「エタノールとETBE」を書きかけですが、もう少し回り道します。
昨年10月から今年2月まで、および今年4月、バイオ燃料関連の報道が日経と日経産業新聞で大量に出てきました。
5月に入ってから一段落している、というのが、私の感触です。
報道の内容は大雑把に三種類に分けられます。このブログですべてをご紹介しているわけではありませんので、ここで分類しておきましょう。
一つ目は、「エタノール直接混合方式とETBE混合方式による、自動車用燃料導入」に関するもの。(国内政策)
二つ目が、「商社を中心とした日本企業による外国の燃料作物産地確保へ向けた動き」に関するもの。(資源確保を目的とした対外政策)
三つ目が、「セルロース系エタノール製造技術の研究開発」に関するもの。(資源確保安定化を目指した技術戦略)
間違えないでいただきたいのは、「セルロース系エタノール」はまだ研究開発段階だということです。実用化が近付いていると思われますが、それでもまだ「商業的に成立した」ものは皆無と言って良い状況です。
例外の一つは、カナダの Iogen (アイオジェン)ですか。ここ補助金漬けでの実用化です。どのくらい補助金が投入されているのかよく分かりませんので、石油系燃料に対してどのくらい劣位にあるのかもよく分かりません。

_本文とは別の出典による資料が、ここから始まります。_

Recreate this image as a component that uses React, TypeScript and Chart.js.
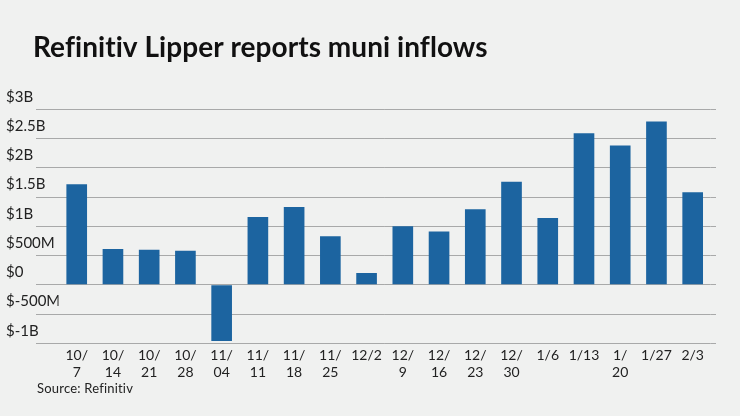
import { useEffect, useRef } from "react";
import { Chart, registerables } from "chart.js";

Chart.register(...registerables);

const categories: string[][] = [
  ["10/", "7"], ["10/", "14"], ["10/", "21"], ["10/", "28"], ["11/", "04"],
  ["11/", "11"], ["11/", "18"], ["11/", "25"], ["12/2"], ["12/", "9"],
  ["12/", "16"], ["12/", "23"], ["12/", "30"], ["1/6"], ["1/13"],
  ["1/", "20"], ["1/27"], ["2/3"],
];
const inflowsBillions: number[] = [
  1.72, 0.61, 0.60, 0.58, -0.96, 1.16, 1.33, 0.83, 0.20, 1.00,
  0.91, 1.29, 1.76, 1.14, 2.59, 2.38, 2.79, 1.58,
];
const yTickValues: number[] = [-1, -0.5, 0, 0.5, 1, 1.5, 2, 2.5, 3];
const yTickLabels: string[] = ["$-1B", "$-500M", "$0", "$500M", "$1B", "$1.5B", "$2B", "$2.5B", "$3B"];
const titleText = "Refinitiv Lipper reports muni inflows";
const sourceText = "Source: Refinitiv";

const BG = "#f0f1f0";
const BAR = "#1c64a0";
const GRID = "#a8a9a9";
const FONT = "Lato, 'Open Sans', sans-serif";

const textPlugin = {
  id: "textPlugin",
  beforeDraw(chart: any) {
    const ctx = chart.ctx;
    ctx.save();
    ctx.fillStyle = BG;
    ctx.fillRect(0, 0, chart.width, chart.height);
    ctx.restore();
  },
  afterDraw(chart: any) {
    const ctx = chart.ctx;
    ctx.save();
    try { ctx.textRendering = "optimizeSpeed"; } catch (e) {}
    try { ctx.letterSpacing = "0.05px"; } catch (e) {}
    ctx.fillStyle = "#111111";
    ctx.font = `bold 28px ${FONT}`;
    ctx.textBaseline = "alphabetic";
    ctx.textAlign = "left";
    ctx.fillText(titleText, 33, 57);
    try { ctx.letterSpacing = "0.2px"; } catch (e) {}
    ctx.fillStyle = "#222222";
    ctx.font = `13px ${FONT}`;
    ctx.textBaseline = "middle";
    ctx.fillText(sourceText, 37, 389);
    ctx.restore();
  },
};

export default function App() {
  const canvasRef = useRef<HTMLCanvasElement | null>(null);

  useEffect(() => {
    if (!canvasRef.current) return;
    const chart = new Chart(canvasRef.current, {
      type: "bar",
      data: {
        labels: categories,
        datasets: [
          {
            data: inflowsBillions,
            backgroundColor: BAR,
            borderWidth: 0,
            categoryPercentage: 1,
            barPercentage: 0.57,
          },
        ],
      },
      options: {
        animation: false,
        responsive: false,
        devicePixelRatio: 1,
        layout: { padding: { left: 6, right: 24, top: 109.3, bottom: 32.7 } },
        plugins: {
          legend: { display: false },
          tooltip: { enabled: false },
          title: { display: false },
        },
        scales: {
          x: {
            grid: { display: false },
            border: { display: false },
            ticks: {
              color: "#222222",
              font: { family: FONT, size: 14, lineHeight: 1.2 },
              padding: -4,
              maxRotation: 0,
              autoSkip: false,
            },
            afterFit: (scale: any) => {
              scale.height = 40;
            },
          },
          y: {
            position: "left",
            min: -1,
            max: 3,
            border: { display: false },
            grid: { color: GRID, lineWidth: 1, drawTicks: true, tickLength: 22.6 },
            ticks: {
              stepSize: 0.5,
              color: "#222222",
              font: { family: FONT, size: 15 },
              crossAlign: "far",
              labelOffset: -12.5,
              padding: 0,
              callback: (v: any) => {
                const i = yTickValues.indexOf(Number(v));
                return i >= 0 ? yTickLabels[i] : "";
              },
            },
            afterFit: (scale: any) => {
              scale.width = 52.6;
            },
          },
          y2: {
            position: "right",
            min: -1,
            max: 3,
            border: { display: false },
            grid: { color: GRID, lineWidth: 1, drawOnChartArea: false, drawTicks: true, tickLength: 5.2 },
            ticks: { display: false, stepSize: 0.5 },
            afterFit: (scale: any) => {
              scale.width = 5.2;
            },
          },
        },
      },
      plugins: [textPlugin],
    });
    return () => chart.destroy();
  }, []);

  return (
    <div style={{ position: "fixed", left: 0, top: 0, width: 740, height: 416, background: BG }}>
      <canvas ref={canvasRef} width={740} height={416} style={{ display: "block", width: 740, height: 416 }} />
    </div>
  );
}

もう一つ例外と言えるかもしれない存在は堺市にある(株)バイオエタノール・ジャパン関西ですが、ここも生産が軌道に乗ったとは私は聞いていません。販売先の確保が当面の課題です。その次が「セルロースの原料化」です。私が得ている情報から判断するに、今のところ「ヘミセルロースだけを原料として稼動」している状態のようです。また、「前処理」や「加水分解=糖化」においては、通常は化石燃料から製造する硫酸を使用しています。
「脱石油した上でエネルギー収支の(ネット)ハイ・リターンを確保する」という観点からは、まだまだ全然です。
一つ目と二つ目は、大部分「砂糖作物に依存」した計画です。ブラジルやタイのサトウキビ、北海道の甜菜などが原料です。食糧を充てるやり方です。
こういった事情から、バイオ燃料に懐疑的な目を向ける向きも多いです。それはそれで理由のあることです。
このブログの基本的な姿勢もあくまで「技術開発成功後の将来に期待する」というものです。